Once again I got the opportunity to assist on an automotive project that I had no experience doing before. I got to help with a power steering fluid transfusion. Power steering is the reason your arms don’t fall of from exhaustion, after doing a three-point turn. Some of you late Gen-Xers and earlier drivers may have experienced this, first hand, like I have. For the rest of you, from Wikipedia:
In automobiles, power steering is a device that helps drivers steer by augmenting steering effort of the steering wheel.
Hydraulic or electric actuators add controlled energy to the steering mechanism, so the driver can provide less effort to turn the steered wheels when driving at typical speeds, and reduce considerably the physical effort necessary to turn the wheels when a vehicle is stopped or moving slowly.
Power steering, along with automatic breaking systems (ABS), are two innovations most of us take for granted today. There are others of course.
Own enough beater cars and you learn about certain parts of vehicles more than you would care to. I remember one occasion where I got schooled on what bad power steering fluid looks like (very generally, dark rust coloring isn’t good, while opaque to clear copper coloring is better).
Originally, I though we’d be doing a full system flush. However, we didn’t have the jacks and some of the other equipment to pull that off. So, following the guide of my automotive sensei, we would be (with the help of YouTube) performing a bit of a power steering transfusion.

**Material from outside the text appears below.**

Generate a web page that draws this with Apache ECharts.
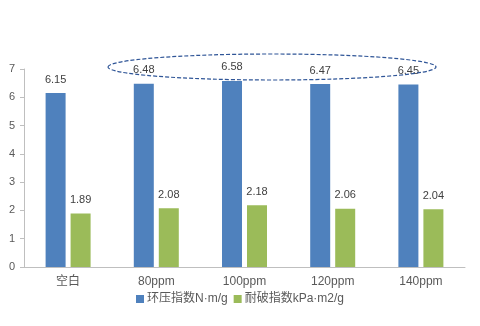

We would methodically express out of the system the old fluid while adding new fluid, eventually replacing most of the old fluid. For this we needed a few things, including a manual pump, a container for the removed fluid, and some serious upper-body strength, to repeatedly turn the steering wheel from steering lock left to steering lock right, and vice versa.
We also had to be sure to keep track of how much fluid we were removing from the system, and how much we were adding. Too much of a net-negative of fluid, and we’d end up with air in the system. Too much of a net-positive of fluid, and the fluid reservoir would likely erupt once the vehicle reached normal operating temperate.
You can find various methods on YouTube to do a power steering fluid transfusion, but the basic premise is the same. This doesn’t replace your vehicle’s scheduled maintenance for the power steering system. However, if you find yourself in a pinch where you need to buy yourself some time (or cash) before a full system flush, the transfusion method may be a solution for you.